**Raw data:**

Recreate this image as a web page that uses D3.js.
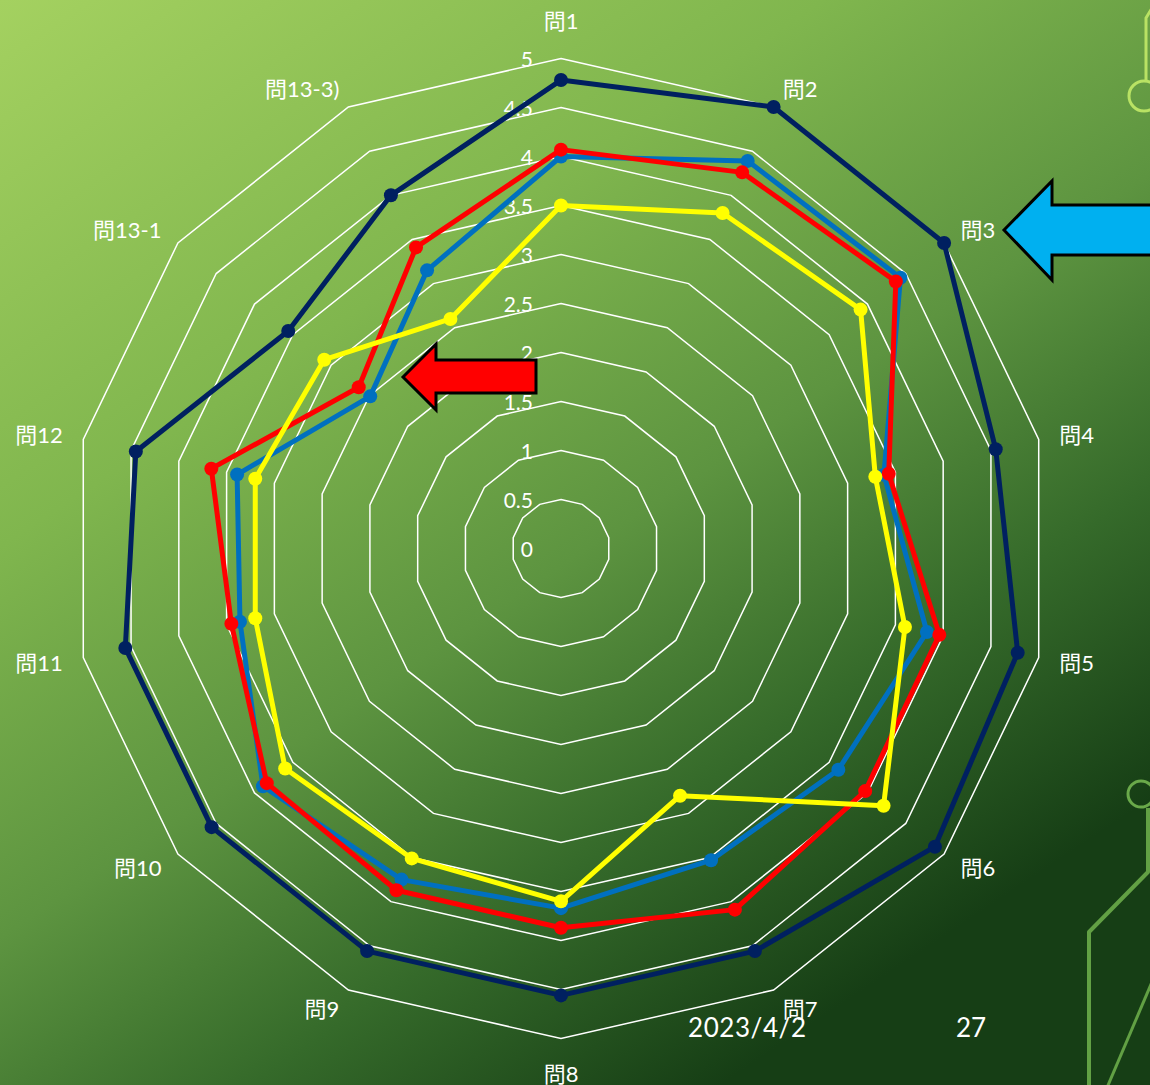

* * *

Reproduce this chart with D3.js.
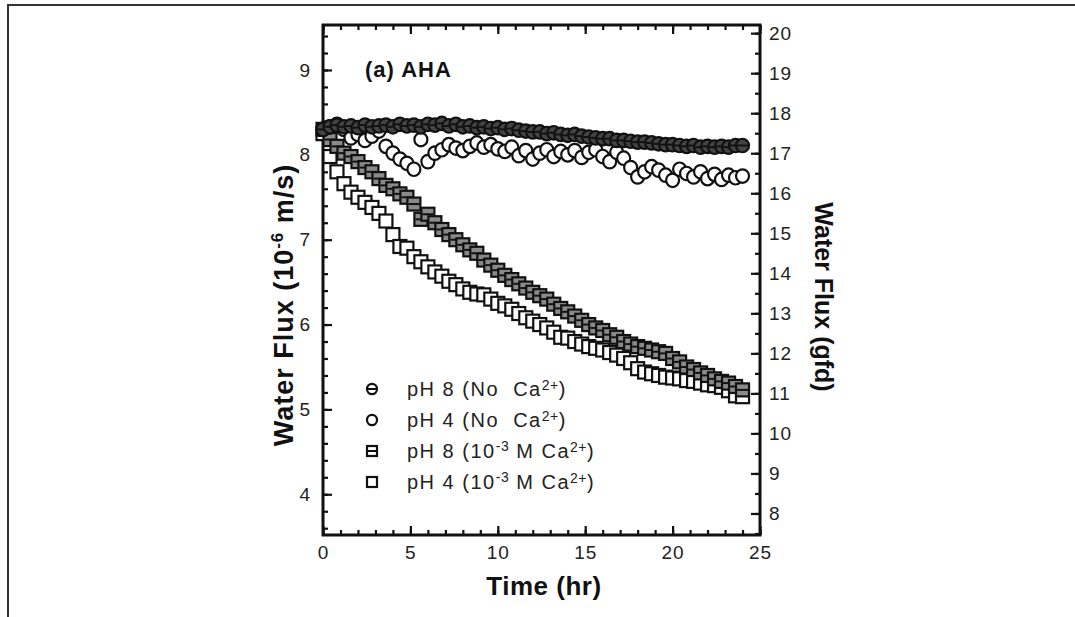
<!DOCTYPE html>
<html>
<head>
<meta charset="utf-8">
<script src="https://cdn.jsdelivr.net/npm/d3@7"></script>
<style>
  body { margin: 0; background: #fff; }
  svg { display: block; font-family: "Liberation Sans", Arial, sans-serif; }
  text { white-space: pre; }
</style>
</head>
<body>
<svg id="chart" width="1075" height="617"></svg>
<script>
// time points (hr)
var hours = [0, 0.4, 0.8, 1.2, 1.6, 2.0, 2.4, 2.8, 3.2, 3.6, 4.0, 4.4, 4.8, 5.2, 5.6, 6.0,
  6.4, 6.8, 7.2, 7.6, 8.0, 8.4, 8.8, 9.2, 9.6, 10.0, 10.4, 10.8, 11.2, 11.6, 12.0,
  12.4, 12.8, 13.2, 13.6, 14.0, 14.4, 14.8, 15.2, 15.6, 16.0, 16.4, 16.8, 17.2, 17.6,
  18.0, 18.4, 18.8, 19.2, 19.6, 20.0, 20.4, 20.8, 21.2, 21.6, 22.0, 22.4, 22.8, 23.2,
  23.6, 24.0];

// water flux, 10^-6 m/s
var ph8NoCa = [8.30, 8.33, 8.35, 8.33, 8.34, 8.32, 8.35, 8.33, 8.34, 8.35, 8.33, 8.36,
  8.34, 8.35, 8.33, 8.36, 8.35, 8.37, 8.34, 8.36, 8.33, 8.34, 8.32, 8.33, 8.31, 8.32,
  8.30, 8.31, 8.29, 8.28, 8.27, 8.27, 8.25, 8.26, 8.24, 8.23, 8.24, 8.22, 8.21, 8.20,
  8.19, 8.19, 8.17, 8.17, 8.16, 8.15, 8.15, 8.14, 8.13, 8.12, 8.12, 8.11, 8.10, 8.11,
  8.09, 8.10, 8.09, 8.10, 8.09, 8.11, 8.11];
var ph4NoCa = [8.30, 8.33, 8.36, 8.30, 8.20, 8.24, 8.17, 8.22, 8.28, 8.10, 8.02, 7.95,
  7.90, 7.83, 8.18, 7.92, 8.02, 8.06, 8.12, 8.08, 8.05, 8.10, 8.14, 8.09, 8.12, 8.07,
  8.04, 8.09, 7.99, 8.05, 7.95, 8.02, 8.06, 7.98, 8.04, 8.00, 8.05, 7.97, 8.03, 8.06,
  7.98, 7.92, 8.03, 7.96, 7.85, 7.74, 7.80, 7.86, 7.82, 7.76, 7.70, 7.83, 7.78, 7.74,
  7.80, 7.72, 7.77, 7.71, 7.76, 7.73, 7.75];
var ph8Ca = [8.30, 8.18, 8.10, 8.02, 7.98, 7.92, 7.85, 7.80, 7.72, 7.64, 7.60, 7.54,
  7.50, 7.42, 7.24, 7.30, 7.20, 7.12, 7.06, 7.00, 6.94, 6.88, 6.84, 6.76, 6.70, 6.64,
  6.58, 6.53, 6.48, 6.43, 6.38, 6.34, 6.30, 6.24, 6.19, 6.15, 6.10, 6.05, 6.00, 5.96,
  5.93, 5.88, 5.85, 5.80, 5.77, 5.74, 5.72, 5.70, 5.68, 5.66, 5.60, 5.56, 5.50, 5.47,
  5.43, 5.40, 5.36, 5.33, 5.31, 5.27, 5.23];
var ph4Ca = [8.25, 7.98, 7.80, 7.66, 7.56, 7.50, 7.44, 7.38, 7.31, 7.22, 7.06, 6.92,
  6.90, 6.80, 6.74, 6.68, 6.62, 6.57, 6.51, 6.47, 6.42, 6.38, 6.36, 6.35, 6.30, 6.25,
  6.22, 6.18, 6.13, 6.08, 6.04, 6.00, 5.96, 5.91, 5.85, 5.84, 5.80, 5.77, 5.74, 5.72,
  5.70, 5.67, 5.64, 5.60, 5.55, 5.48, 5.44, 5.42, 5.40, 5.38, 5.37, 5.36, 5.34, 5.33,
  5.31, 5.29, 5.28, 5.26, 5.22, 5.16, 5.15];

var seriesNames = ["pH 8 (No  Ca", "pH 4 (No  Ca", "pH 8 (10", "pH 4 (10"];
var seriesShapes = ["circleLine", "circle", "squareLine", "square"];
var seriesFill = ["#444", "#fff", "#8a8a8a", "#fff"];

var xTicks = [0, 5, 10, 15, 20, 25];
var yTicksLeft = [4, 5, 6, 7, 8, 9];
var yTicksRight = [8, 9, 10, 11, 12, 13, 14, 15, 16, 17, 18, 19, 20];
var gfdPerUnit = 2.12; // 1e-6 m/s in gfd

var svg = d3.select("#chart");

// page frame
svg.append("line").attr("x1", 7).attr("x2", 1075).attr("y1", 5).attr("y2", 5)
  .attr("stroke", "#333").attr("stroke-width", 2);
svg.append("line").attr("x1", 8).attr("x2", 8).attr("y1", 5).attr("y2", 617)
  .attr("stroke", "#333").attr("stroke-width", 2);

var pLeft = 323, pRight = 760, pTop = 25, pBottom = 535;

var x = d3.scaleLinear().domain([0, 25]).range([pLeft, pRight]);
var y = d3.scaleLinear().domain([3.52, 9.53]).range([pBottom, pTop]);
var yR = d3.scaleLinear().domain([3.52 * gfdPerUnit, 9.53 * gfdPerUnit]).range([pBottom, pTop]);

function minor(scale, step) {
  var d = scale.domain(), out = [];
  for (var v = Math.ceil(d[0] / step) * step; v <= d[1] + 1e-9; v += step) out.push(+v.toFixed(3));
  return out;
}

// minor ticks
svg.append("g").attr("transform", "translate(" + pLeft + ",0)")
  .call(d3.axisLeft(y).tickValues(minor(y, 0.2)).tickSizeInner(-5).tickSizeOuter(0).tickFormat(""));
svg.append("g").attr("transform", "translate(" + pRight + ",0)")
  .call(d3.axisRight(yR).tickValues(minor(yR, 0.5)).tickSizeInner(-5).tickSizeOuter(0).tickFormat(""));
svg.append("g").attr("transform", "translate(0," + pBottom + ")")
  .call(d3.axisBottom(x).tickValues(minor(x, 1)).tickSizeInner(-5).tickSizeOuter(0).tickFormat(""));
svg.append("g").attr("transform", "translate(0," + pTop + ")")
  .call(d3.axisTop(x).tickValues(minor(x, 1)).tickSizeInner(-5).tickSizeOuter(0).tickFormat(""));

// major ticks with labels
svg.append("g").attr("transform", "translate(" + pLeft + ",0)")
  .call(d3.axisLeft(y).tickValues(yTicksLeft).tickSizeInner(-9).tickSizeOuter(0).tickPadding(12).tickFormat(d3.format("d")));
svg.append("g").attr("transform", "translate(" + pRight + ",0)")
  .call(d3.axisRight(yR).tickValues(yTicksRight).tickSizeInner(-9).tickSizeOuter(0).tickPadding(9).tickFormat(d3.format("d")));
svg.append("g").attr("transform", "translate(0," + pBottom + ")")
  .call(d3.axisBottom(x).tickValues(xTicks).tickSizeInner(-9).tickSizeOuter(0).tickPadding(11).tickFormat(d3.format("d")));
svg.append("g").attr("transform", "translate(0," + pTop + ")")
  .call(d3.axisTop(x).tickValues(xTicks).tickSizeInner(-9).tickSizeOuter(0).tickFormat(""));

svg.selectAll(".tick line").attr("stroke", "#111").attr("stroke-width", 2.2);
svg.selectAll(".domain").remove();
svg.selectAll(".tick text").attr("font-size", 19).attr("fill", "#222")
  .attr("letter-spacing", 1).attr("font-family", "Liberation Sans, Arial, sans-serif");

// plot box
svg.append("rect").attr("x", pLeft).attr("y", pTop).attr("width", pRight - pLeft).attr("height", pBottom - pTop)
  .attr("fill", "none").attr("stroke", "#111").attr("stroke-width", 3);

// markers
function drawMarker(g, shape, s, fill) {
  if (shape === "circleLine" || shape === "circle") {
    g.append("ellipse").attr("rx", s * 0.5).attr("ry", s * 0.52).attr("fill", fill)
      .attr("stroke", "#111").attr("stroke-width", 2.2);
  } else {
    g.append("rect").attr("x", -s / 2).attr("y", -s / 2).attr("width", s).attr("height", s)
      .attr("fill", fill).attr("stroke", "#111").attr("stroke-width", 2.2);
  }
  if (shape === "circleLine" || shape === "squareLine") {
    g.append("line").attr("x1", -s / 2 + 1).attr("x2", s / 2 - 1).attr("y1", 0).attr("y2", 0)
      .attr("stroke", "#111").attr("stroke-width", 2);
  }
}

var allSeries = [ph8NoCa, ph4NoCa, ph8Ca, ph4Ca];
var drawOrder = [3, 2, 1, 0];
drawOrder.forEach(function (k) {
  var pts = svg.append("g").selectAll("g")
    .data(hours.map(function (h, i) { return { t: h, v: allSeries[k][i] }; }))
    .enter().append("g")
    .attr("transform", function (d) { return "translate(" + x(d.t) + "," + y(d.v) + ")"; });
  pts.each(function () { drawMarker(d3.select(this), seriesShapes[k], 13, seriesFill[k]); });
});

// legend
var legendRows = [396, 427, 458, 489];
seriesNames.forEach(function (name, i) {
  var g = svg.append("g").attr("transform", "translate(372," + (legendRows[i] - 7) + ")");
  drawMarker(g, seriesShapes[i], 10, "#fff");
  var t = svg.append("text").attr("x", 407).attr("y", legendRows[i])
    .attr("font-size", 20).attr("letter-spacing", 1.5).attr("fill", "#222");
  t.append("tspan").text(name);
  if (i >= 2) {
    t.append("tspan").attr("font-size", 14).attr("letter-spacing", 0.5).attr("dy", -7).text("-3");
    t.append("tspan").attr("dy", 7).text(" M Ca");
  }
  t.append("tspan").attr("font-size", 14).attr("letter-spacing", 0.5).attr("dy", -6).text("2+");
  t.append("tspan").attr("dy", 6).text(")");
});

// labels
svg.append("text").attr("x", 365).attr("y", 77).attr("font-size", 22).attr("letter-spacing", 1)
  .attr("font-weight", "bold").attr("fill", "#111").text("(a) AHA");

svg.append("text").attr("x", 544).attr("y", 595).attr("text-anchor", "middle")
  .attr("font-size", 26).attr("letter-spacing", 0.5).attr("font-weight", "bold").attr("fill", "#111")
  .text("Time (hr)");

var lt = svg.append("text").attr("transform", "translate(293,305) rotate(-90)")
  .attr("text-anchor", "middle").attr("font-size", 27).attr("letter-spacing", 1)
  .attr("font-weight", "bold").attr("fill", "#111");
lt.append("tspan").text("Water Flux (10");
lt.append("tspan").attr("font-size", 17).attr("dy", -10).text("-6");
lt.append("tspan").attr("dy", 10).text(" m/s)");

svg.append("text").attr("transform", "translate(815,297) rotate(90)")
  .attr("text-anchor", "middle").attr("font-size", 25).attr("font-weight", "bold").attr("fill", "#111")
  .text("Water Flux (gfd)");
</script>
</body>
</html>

==

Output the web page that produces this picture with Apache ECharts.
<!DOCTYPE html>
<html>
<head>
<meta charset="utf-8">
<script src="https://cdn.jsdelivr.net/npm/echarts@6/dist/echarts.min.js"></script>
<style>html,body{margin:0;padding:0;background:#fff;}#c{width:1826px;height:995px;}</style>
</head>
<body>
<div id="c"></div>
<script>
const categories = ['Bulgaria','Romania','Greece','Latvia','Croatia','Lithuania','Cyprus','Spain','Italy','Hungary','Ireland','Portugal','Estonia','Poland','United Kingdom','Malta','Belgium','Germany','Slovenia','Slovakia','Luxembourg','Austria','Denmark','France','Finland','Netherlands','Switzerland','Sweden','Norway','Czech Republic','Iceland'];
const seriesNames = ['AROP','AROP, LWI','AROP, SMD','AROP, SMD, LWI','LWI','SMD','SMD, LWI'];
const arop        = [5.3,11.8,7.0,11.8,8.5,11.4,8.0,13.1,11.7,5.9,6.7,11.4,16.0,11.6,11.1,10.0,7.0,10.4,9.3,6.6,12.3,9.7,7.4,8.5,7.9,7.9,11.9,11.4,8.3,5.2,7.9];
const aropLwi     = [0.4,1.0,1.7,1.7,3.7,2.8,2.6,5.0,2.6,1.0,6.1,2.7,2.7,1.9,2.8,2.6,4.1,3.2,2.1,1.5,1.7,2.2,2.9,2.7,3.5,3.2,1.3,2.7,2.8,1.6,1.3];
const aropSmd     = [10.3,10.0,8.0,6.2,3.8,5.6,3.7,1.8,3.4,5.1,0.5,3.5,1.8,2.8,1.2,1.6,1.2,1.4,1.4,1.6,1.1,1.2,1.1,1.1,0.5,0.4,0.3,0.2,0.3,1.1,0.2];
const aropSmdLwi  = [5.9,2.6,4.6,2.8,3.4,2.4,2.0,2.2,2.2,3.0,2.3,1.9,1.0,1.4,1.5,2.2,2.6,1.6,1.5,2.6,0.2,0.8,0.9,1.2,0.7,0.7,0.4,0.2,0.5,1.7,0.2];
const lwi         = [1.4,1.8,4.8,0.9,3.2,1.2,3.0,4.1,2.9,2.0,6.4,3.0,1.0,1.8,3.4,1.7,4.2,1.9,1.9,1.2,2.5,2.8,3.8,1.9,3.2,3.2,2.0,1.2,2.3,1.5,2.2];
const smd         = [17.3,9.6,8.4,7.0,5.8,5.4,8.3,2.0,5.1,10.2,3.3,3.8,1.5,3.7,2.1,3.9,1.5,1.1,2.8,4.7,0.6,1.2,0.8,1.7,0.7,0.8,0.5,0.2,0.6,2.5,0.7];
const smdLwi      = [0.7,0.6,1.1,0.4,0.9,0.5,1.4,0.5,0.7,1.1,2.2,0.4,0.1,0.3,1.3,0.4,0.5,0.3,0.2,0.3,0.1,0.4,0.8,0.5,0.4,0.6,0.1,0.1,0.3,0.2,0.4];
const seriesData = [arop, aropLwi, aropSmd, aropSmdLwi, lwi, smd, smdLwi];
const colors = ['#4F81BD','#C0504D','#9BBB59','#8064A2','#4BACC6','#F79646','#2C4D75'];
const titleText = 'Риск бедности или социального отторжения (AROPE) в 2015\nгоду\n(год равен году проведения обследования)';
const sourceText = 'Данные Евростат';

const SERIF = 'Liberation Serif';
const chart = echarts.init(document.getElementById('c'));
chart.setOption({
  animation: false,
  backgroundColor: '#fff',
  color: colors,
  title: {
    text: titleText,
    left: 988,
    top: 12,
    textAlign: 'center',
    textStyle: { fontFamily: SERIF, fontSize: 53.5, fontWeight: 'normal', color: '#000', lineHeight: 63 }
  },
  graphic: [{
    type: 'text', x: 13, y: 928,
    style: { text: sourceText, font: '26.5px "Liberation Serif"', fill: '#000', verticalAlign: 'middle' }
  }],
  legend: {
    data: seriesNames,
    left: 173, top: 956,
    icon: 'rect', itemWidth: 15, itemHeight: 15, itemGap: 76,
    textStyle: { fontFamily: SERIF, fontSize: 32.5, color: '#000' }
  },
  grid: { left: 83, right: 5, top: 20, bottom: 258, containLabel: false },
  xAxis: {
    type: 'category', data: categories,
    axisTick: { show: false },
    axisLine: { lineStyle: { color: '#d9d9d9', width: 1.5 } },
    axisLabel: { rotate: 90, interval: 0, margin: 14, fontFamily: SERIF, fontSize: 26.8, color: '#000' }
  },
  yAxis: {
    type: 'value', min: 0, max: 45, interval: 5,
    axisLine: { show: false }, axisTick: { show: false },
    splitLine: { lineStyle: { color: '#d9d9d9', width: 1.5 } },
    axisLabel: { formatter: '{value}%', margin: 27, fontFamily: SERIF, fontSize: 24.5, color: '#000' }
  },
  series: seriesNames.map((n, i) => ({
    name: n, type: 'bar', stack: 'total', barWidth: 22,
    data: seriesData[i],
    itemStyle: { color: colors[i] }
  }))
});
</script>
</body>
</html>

**Task statement:** Copy out, exactly, every line from the one that contains "Reproduce this chart with D3.js." through the one that contains "5.31, 5.29, 5.28, 5.26, 5.22, 5.16, 5.15];". Pictures stay out of the copy.

**Complete response:**
Reproduce this chart with D3.js.
<!DOCTYPE html>
<html>
<head>
<meta charset="utf-8">
<script src="https://cdn.jsdelivr.net/npm/d3@7"></script>
<style>
  body { margin: 0; background: #fff; }
  svg { display: block; font-family: "Liberation Sans", Arial, sans-serif; }
  text { white-space: pre; }
</style>
</head>
<body>
<svg id="chart" width="1075" height="617"></svg>
<script>
// time points (hr)
var hours = [0, 0.4, 0.8, 1.2, 1.6, 2.0, 2.4, 2.8, 3.2, 3.6, 4.0, 4.4, 4.8, 5.2, 5.6, 6.0,
  6.4, 6.8, 7.2, 7.6, 8.0, 8.4, 8.8, 9.2, 9.6, 10.0, 10.4, 10.8, 11.2, 11.6, 12.0,
  12.4, 12.8, 13.2, 13.6, 14.0, 14.4, 14.8, 15.2, 15.6, 16.0, 16.4, 16.8, 17.2, 17.6,
  18.0, 18.4, 18.8, 19.2, 19.6, 20.0, 20.4, 20.8, 21.2, 21.6, 22.0, 22.4, 22.8, 23.2,
  23.6, 24.0];

// water flux, 10^-6 m/s
var ph8NoCa = [8.30, 8.33, 8.35, 8.33, 8.34, 8.32, 8.35, 8.33, 8.34, 8.35, 8.33, 8.36,
  8.34, 8.35, 8.33, 8.36, 8.35, 8.37, 8.34, 8.36, 8.33, 8.34, 8.32, 8.33, 8.31, 8.32,
  8.30, 8.31, 8.29, 8.28, 8.27, 8.27, 8.25, 8.26, 8.24, 8.23, 8.24, 8.22, 8.21, 8.20,
  8.19, 8.19, 8.17, 8.17, 8.16, 8.15, 8.15, 8.14, 8.13, 8.12, 8.12, 8.11, 8.10, 8.11,
  8.09, 8.10, 8.09, 8.10, 8.09, 8.11, 8.11];
var ph4NoCa = [8.30, 8.33, 8.36, 8.30, 8.20, 8.24, 8.17, 8.22, 8.28, 8.10, 8.02, 7.95,
  7.90, 7.83, 8.18, 7.92, 8.02, 8.06, 8.12, 8.08, 8.05, 8.10, 8.14, 8.09, 8.12, 8.07,
  8.04, 8.09, 7.99, 8.05, 7.95, 8.02, 8.06, 7.98, 8.04, 8.00, 8.05, 7.97, 8.03, 8.06,
  7.98, 7.92, 8.03, 7.96, 7.85, 7.74, 7.80, 7.86, 7.82, 7.76, 7.70, 7.83, 7.78, 7.74,
  7.80, 7.72, 7.77, 7.71, 7.76, 7.73, 7.75];
var ph8Ca = [8.30, 8.18, 8.10, 8.02, 7.98, 7.92, 7.85, 7.80, 7.72, 7.64, 7.60, 7.54,
  7.50, 7.42, 7.24, 7.30, 7.20, 7.12, 7.06, 7.00, 6.94, 6.88, 6.84, 6.76, 6.70, 6.64,
  6.58, 6.53, 6.48, 6.43, 6.38, 6.34, 6.30, 6.24, 6.19, 6.15, 6.10, 6.05, 6.00, 5.96,
  5.93, 5.88, 5.85, 5.80, 5.77, 5.74, 5.72, 5.70, 5.68, 5.66, 5.60, 5.56, 5.50, 5.47,
  5.43, 5.40, 5.36, 5.33, 5.31, 5.27, 5.23];
var ph4Ca = [8.25, 7.98, 7.80, 7.66, 7.56, 7.50, 7.44, 7.38, 7.31, 7.22, 7.06, 6.92,
  6.90, 6.80, 6.74, 6.68, 6.62, 6.57, 6.51, 6.47, 6.42, 6.38, 6.36, 6.35, 6.30, 6.25,
  6.22, 6.18, 6.13, 6.08, 6.04, 6.00, 5.96, 5.91, 5.85, 5.84, 5.80, 5.77, 5.74, 5.72,
  5.70, 5.67, 5.64, 5.60, 5.55, 5.48, 5.44, 5.42, 5.40, 5.38, 5.37, 5.36, 5.34, 5.33,
  5.31, 5.29, 5.28, 5.26, 5.22, 5.16, 5.15];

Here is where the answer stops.